I am going to share my six killer tactics in a cloud computing contract negotiation. These will help you get the best legal outcome while ensuring that the contract obligates the cloud provider to ensure your information and data on the cloud is secure and private. However, the best tip I could ever give you is that all potential customers of cloud services should take time to carefully review and, if possible, set up a cloud computing contract negotiation with the cloud provider before commencing operation of the cloud computing service.
Cloud computing contract negotiation…take off….

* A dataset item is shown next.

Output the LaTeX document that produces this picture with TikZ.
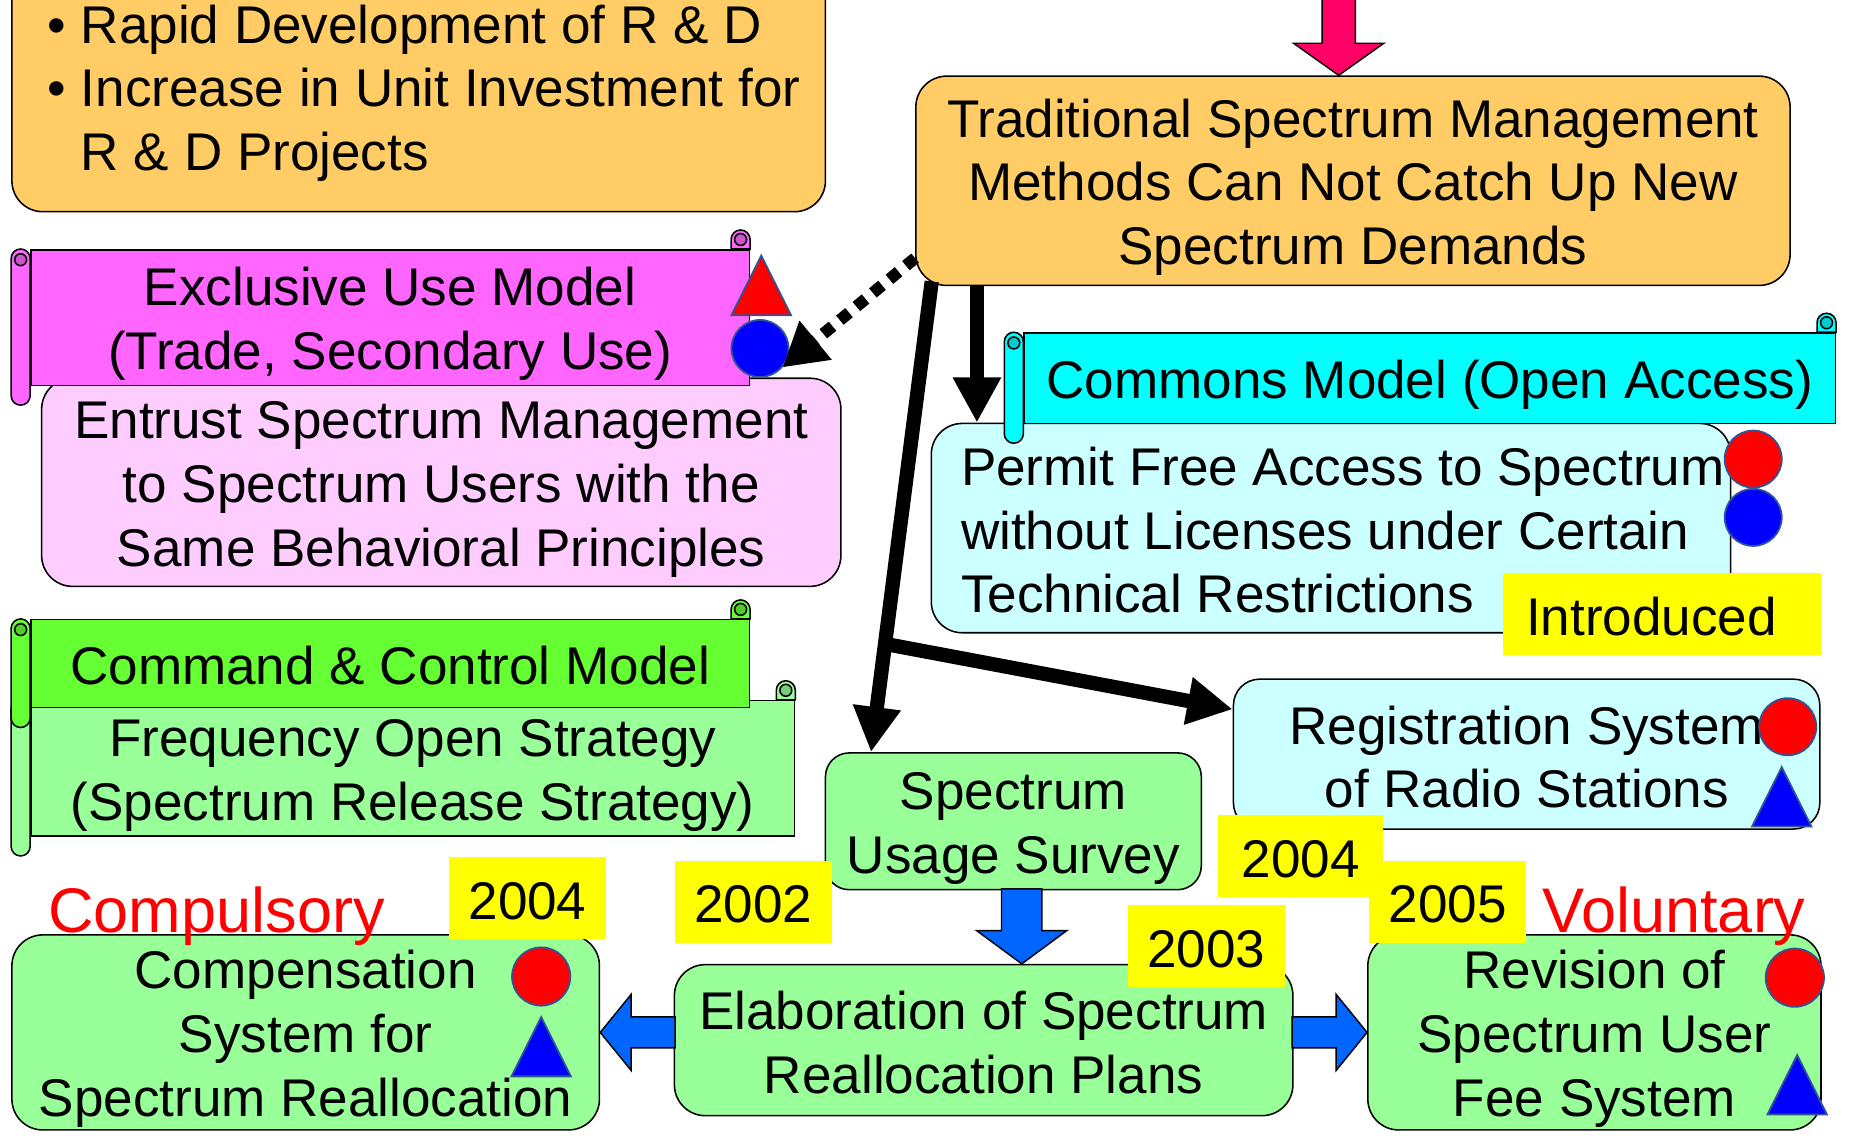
\documentclass[tikz,border=0pt]{standalone}
\usepackage{fontspec}
\setmainfont{Liberation Sans}
\usetikzlibrary{arrows.meta,calc,shapes.geometric}

\definecolor{boxorange}{HTML}{FFCC66}
\definecolor{boxpink}{HTML}{FFCCFF}
\definecolor{boxcyan}{HTML}{CCFFFF}
\definecolor{boxgreen}{HTML}{99FF99}
\definecolor{scrollmagenta}{HTML}{FF66FF}
\definecolor{curlmagenta}{HTML}{CC55CC}
\definecolor{scrollgreen}{HTML}{66FF33}
\definecolor{curlgreen}{HTML}{52CC29}
\definecolor{scrollpale}{HTML}{99FF99}
\definecolor{curlpale}{HTML}{7ACC7A}
\definecolor{scrollcyan}{HTML}{00FFFF}
\definecolor{curlcyan}{HTML}{00CCCC}
\definecolor{arrowblue}{HTML}{0066FF}
\definecolor{pushred}{HTML}{FF0066}
\definecolor{labelyellow}{HTML}{FFFF00}
\definecolor{spotline}{HTML}{2F5597}

% rolled ends of a scroll banner around its body node
\newcommand{\scrollends}[3]{%
  \filldraw[fill=#2] (#1.north east) [rounded corners=8pt] -- ++(0,-16) -- ++(-16,0) [sharp corners] -- ++(0,16) -- cycle;
  \filldraw[fill=#3] ($(#1.north east)+(-8,-8)$) circle[radius=5pt];
  \filldraw[fill=#2,rounded corners=8pt] (#1.north west) rectangle ($(#1.south west)+(-16,16)$);
  \filldraw[fill=#3] ($(#1.north west)+(-8,9)$) circle[radius=5pt];
}

\begin{document}
\begin{tikzpicture}[x=1pt, y=-1pt, line width=1.3pt,
every node/.style={font=\fontsize{44.6}{53.5}\selectfont},
lift/.code={\def\liftheight{#1}}, lift=43pt,
plaintext/.style={execute at begin node={\spaceskip=\fontdimen2\font\relax\rule{0pt}{\liftheight}}},
box/.style={draw, line width=1.3pt, rounded corners=26pt, align=center, inner sep=0pt,
  minimum width=#1, text width=#1, plaintext},
scrollbody/.style={draw, line width=1.3pt, align=center, inner sep=0pt,
  minimum width=#1, text width=#1, plaintext},
spot/.style={circle, draw=spotline, line width=1.5pt, minimum size=48pt, inner sep=0pt},
peak/.style={isosceles triangle, isosceles triangle stretches=true, shape border rotate=90,
  draw=spotline, line width=1.5pt, minimum width=50pt, minimum height=50pt, inner sep=0pt, anchor=apex},
year/.style={fill=labelyellow, minimum width=132pt, minimum height=69pt, inner sep=0pt,
  text height=36pt, text depth=0pt},
redword/.style={text=red, font=\fontsize{53}{64}\selectfont, inner sep=0pt},
fatarrow/.style={line width=12pt, -{Triangle[length=38pt,width=38pt]}},
dotarrow/.style={line width=10pt, dash pattern=on 10pt off 8pt, -{Triangle[length=36pt,width=40pt]}},
blockarrow/.style={draw, line width=1.2pt}]
\useasboundingbox (0,0) rectangle (1568,957);

\node[box=684pt, fill=boxorange, minimum height=210pt, align=left] (drivers) at (352,73)
    {\leftskip=30pt • Rapid Development of R \& D\\• Increase in Unit Investment for\\\leavevmode\hphantom{• }R \& D Projects\par};
\node[box=735pt, fill=boxorange, minimum height=176pt] (trad) at (1137.5,152)
    {Traditional Spectrum Management\\Methods Can Not Catch Up New\\Spectrum Demands};
\coordinate (pushtip) at ($(trad.north)+(-12,0)$);
\draw[blockarrow, fill=pushred] (pushtip) -- ++(-38,-27) -- ++(24,0) -- ++(0,-45) -- ++(28,0) -- ++(0,45) -- ++(24,0) -- cycle;

\node[box=672pt, fill=boxpink, minimum height=175pt] (entrust) at (371,405.5)
    {Entrust Spectrum Management\\to Spectrum Users with the\\Same Behavioral Principles};
\node[scrollbody=604pt, fill=scrollmagenta, minimum height=114pt] (excl) at (328,267)
    {Exclusive Use Model\\(Trade, Secondary Use)};
\scrollends{excl}{scrollmagenta}{curlmagenta}
\node[peak, fill=red] (exred) at (640,213) {};
\node[spot, fill=blue] (exblue) at (639,293) {};
\draw[dotarrow] ($(trad.west)+(0,65)$) -- (exblue.-40);

\node[scrollbody=642pt, fill=scrollpale, minimum height=114pt] (fos) at (347,646)
    {Frequency Open Strategy\\(Spectrum Release Strategy)};
\scrollends{fos}{scrollpale}{curlpale}
\node[scrollbody=604pt, fill=scrollgreen, minimum height=74pt, lift=36pt] (cc) at (328,558)
    {Command \& Control Model};
\scrollends{cc}{scrollgreen}{curlgreen}

\node[box=672pt, fill=boxcyan, minimum height=176pt, align=left, lift=36pt] (perm) at (1119,444)
    {\leftskip=25pt \rightskip=-20pt plus 1fil Permit Free Access to Spectrum\\without Licenses under Certain\\Technical Restrictions\par};
\node[scrollbody=682pt, fill=scrollcyan, minimum height=76pt] (com) at (1202,318)
    {Commons Model (Open Access)};
\scrollends{com}{scrollcyan}{curlcyan}
\node[spot, fill=red] (pmred) at (1474,386) {};
\node[spot, fill=blue] (pmblue) at (1474,435) {};

\node[box=493pt, fill=boxcyan, rounded corners=22pt, minimum height=126pt, lift=37pt] (reg) at (1283.5,634)
    {Registration System\\of Radio Stations};
\node[spot, fill=red] (rgred) at (1503,611) {};
\node[peak, fill=blue] (rgblue) at (1498,643) {};
\node[box=316pt, fill=boxgreen, rounded corners=20pt, minimum height=115pt] (survey) at (852,690.5)
    {Spectrum\\Usage Survey};

\draw[fatarrow] ($(trad.south west)+(52,0)$) -- ($(perm.north west)+(39,0)$);
\draw[fatarrow] ($(trad.south west)+(14,-4)$) coordinate (fork) -- ($(survey.north west)+(39,0)$) coordinate (forkend);
\draw[fatarrow] ($(fork)!0.77!(forkend)$) -- ($(reg.north west)+(0,26)$);

\node[box=520pt, fill=boxgreen, minimum height=127pt, lift=36pt] (elab) at (827,874.5)
    {Elaboration of Spectrum\\Reallocation Plans};
\node[box=494pt, fill=boxgreen, minimum height=164pt] (comp) at (257,868)
    {Compensation\\System for\\Spectrum Reallocation};
\node[box=381pt, fill=boxgreen, minimum height=164pt] (rev) at (1340.5,868)
    {Revision of\\Spectrum User\\Fee System};
\node[spot, fill=red, minimum size=49pt] (cpred) at (455,821) {};
\node[peak, fill=blue] (cpblue) at (455,853) {};
\node[spot, fill=red, minimum size=49pt] (rvred) at (1509,822) {};
\node[peak, fill=blue] (rvblue) at (1511,885) {};

\draw[blockarrow, fill=arrowblue] ($(survey.south |- elab.north)+(7,0)$) -- ++(-38,-28) -- ++(21,0) -- ++(0,-35) -- ++(34,0) -- ++(0,35) -- ++(21,0) -- cycle;
\draw[blockarrow, fill=arrowblue] (comp.east) -- ++(26,-32) -- ++(0,19) -- ++(37,0) -- ++(0,26) -- ++(-37,0) -- ++(0,19) -- cycle;
\draw[blockarrow, fill=arrowblue] (rev.west) -- ++(-26,-32) -- ++(0,19) -- ++(-37,0) -- ++(0,26) -- ++(37,0) -- ++(0,19) -- cycle;

\node[year] (y04a) at (443.5,755) {2004};
\node[year] (y02) at (633.5,758) {2002};
\node[year, minimum width=139pt] (y04b) at (1093.5,719.5) {2004};
\node[year] (y03) at (1014,795.5) {2003};
\node[year] (y05) at (1217,758) {2005};
\node[year, minimum width=267pt, text width=229pt, align=left] (intro) at (1397.5,516.5) {Introduced};
\node[redword] (compulsory) at (182,770) {Compulsory};
\node[redword] (voluntary) at (1407.5,770) {Voluntary};
\end{tikzpicture}
\end{document}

Everyone wants to be ‘on the cloud’. More and more of the services we use online are accessed remotely from the cloud provider’s cloud computing systems, which may be located around the world. Often large international suppliers of cloud services will provider pro-forma terms and conditions on a ‘take it or leave it’ basis. These standard agreements often contain incredibly one-sided exclusions and limits. However, depending on your intended spend and the size of the cloud provider, it may be willing to negotiate terms with you. If so, here is what you need to know.
1. Fail to prepare, prepare to fail
The best way for your organisation to manage excessive risk in a cloud computing contract negotiation is to consider if the cloud service solution meets your requirements. The first step is to investigate and understand how your organisation plans to use cloud computing by considering the types and sensitivity of data that your organisation wishes to upload into the cloud and appreciating what internal policies that your organisation has with regards to how this data is transferred and stored.
Cloud computing contract negotiation tip – remember to perform suitable due diligence on the potential provider and the cloud solutions they are offering.
Your organisation will want immediate access to its data stored in the cloud, possibly on a 24/7 basis – but there is the risk of the internet becoming unavailable or the cloud service otherwise becoming interrupted at the provider’s end. Moreover, a provider could arguably assert intellectual property rights in works based on the data and materials your organisation uploads into the provider’s cloud. If you require 24 hour-a-day access to highly critical, sensitive, or personal data then a public cloud solution may not be suitable. In such instances, consider a ‘private cloud’ or ‘shared private cloud’.
Cloud computing contract negotiation tip – data may pass through many hands as it travels through the cloud, so ensure that your organisation’s contractual rights and remedies can be enforced against all parties in the service chain.
Make sure the provider’s security software, systems and practices are on par or exceed those of your own organisations. You should also ensure appropriate access and audit rights are present so that your organsiation can verify the provider’s record keeping and security compliance. The Department of Defence has a list of risks to consider in relation to security.
If data that you intend to upload to the cloud is ‘business critical’ the contract should require the cloud provider to maintain adequate remote back-ups to enable data to be recovered.
Ensure servers or other equipment on which your data is stored in the cloud is protected against security breaches, such as those caused by arson, theft, natural disasters. The cloud provider should also have adequate insurance for such events. You should remember to check the adequacy of you own organisation’s insurance as well.
Cloud computing contract negotiation tip – the contract should set out the cloud provider’s obligations in the event of a security breach or unauthorised access to data.
The cloud provider should accept responsibility for any privacy breaches and should be obligated to notify you as soon as it becomes aware of any breaches of privacy.
To comply with privacy laws, the contract should require the provider to take reasonable steps to ensure that the overseas recipient does not breach privacy laws. The cloud provider should also warrant that any overseas storage and processing of data will only occur in accordance with the privacy laws in your jurisdiction.
Cloud computing contract negotiation tip – the contact should contain indemnities with respect to losses you or your end customer suffer as a result of the provider’s privacy related breaches.
5. Service Levels
To ensure service continuity and protect against data loss make sure that the contract places appropriate obligations on the cloud provider. An common example is service levels regarding the availability or up-time of the cloud service.
Providers will often have service level targets that it will try to meet but the provider’s standard contract will be careful to note that there will be no penalty if the service levels are not met.
Cloud computing contract negotiation tip – you should ensure the contract contains clear and measureable service levels that the provider must meet which are assessable against contractually specified performance benchmarks. The service levels should be made practicably enforceable by the automatic application of service credits or liquidated damages if the service levels are not met.
6. All’s well that ends well
Your organisation should retain a right to continue to access its data, even after termination or expiry of the cloud contract.
There should be disaster recover provisions and transition-out provisions in the contract, which clearly set out what happens at the end of the term. The provider should be required to assist as necessary to facilitate the disengagement and transfer. Negotiate to include a minimum period of prior notice which the cloud provider must give before it may terminate and in any event termination should only be allowed if your organisation has materially breached the contract and not remedy that breach with a set period of time.
Cloud computing contract negotiation tip – carefully review the contract to ensure that there are no exclusivity or lock-in provisions that prevent your organisation from removing its data and migrating to another cloud provider.